La construction de la basilique du Sacré-Cœur, à Montmartre, est un véritable scandale pour les Parisiens qui s’étaient révoltés en 1871, lors de la Commune de Paris. Cette basilique est destinée à « sauver la France qui a mérité le châtiment de Dieu par l’encouragement qu’elle a donné à l’esprit révolutionnaire dans le monde ».

En 1897, un comité de libres penseurs demande que soit érigée une statue du Chevalier de La Barre sur un terrain communal situé devant le chantier de la basilique infâme. Les démarches aboutissent. La statue, réalisée par le sculpteur Armand Bloch, est érigée devant l’église du Sacré Cœur à Paris. Elle représente François-Jean de la Barre enchaîné et supplicié.

Rue Saint-Éleuthère. Square Nadar. Statue du Chevalier de la Barre
Fait partie de : [Paris, rue Saint-Éleuthère. Square Nadar. Statue du Chevalier de la Barre. Cartes postales]

Elle est inaugurée le 3 septembre 1905. La date n’est pas innocente. En effet, cette journée qui sera grandiose (25 000 manifestants), précède le Congrès international des Libres Penseurs des 4, 5 et 6 septembre 1905. Les congressistes étaient tous là, de même que de nombreux francs-maçons du Grand Orient de France. Tous sont reçus à la Mairie de Paris (plusieurs conseillers municipaux font partie des organisateurs du congrès et de la manifestation). Paris avait été choisi pour le congrès de 1905 car on savait que la Séparation de l’Église et de l’État y serait bientôt votée.

En 1926 la statue, qui se trouvait sur le parvis de la basilique, à la vue de tous les pèlerins, est déplacée sur le côté de l’église, square Nadar, emplacement moins dérangeant pour les croyants.

Le 11 octobre 1941, le gouvernement de Vichy promulgue la loi sur l’enlèvement des statues métalliques en vue de leur fonte. Mais ce ne sont pas toutes les statues qui ont cet « honneur », les saints et les saintes, les rois et les reines sont épargnés. Par contre, les humanistes, les philosophes, les victimes de l’intolérance cléricale y passent : le Chevalier de La Barre, Etienne Dolet, Voltaire, Rousseau, Condorcet, Victor Hugo, Diderot, Marat, Gambetta, Fourrier, Lavoisier, Brocat, Maria Deraismes…           
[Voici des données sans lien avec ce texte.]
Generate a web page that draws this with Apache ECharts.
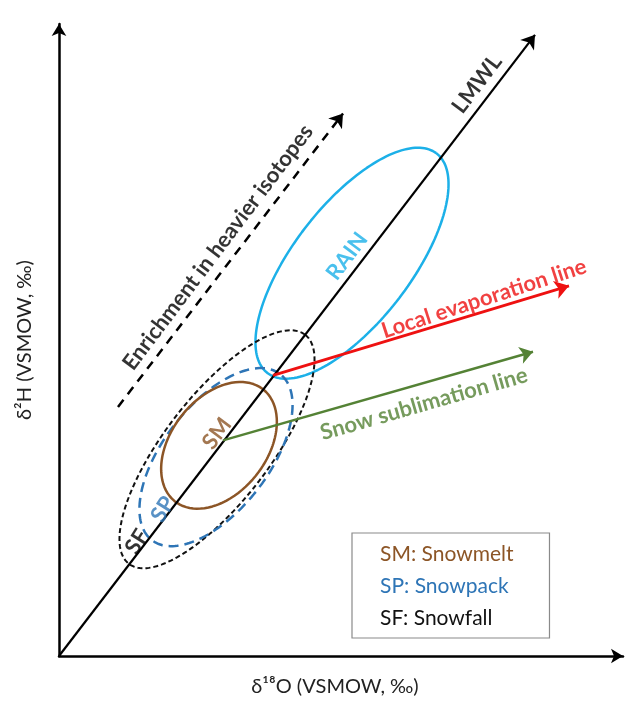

Toutefois, le socle d’origine avec les inscriptions « Chevalier de La Barre supplicié à l’âge de 19 ans pour n’avoir pas salué une procession » reste en place, square Nadar.

Depuis 1905, la statue du chevalier de La Barre a toujours été un lieu de rassemblement laïque. Tous les mouvements progressistes, humanistes et laïques s’y retrouvaient : le Grand Orient de France, le Droit Humain, la Libre Pensée, le Ligue des Droits de l’Homme, la Ligue de l’Enseignement, les anciens partis de gauche, les syndicats, les patronages laïques…

Une nouvelle statue, œuvre du sculpteur Emmanuel Ball, a été érigée en 2001 à Montmartre. La statue du Chevalier de la Barre a fait son retour dans le square Nadar. Son inauguration a eu lieu le 24 février 2001. Elle a été financée par une souscription de l’Association Le Chevalier de la Barre. Cette association, créée en 1996 par quelques amis laïques, de différents horizons, avait comme but premier d’ériger une nouvelle statue du Chevalier de La Barre.

L’inauguration a donné lieu à deux discours, le premier par Anne Duthil,  présidente de l’Association Le Chevalier de la Barre, et le second par Daniel Vaillant, ministre de l’Intérieur et maire du XVIIIème arrondissement dans lequel est situé le lieu. Cette nouvelle statue montre François-Jean de la Barre souriant, les mains dans les poches et coiffé d’un chapeau, comme un défi permanent à cette procession religieuse qu’il n’a pas salué à Abbeville en 1765.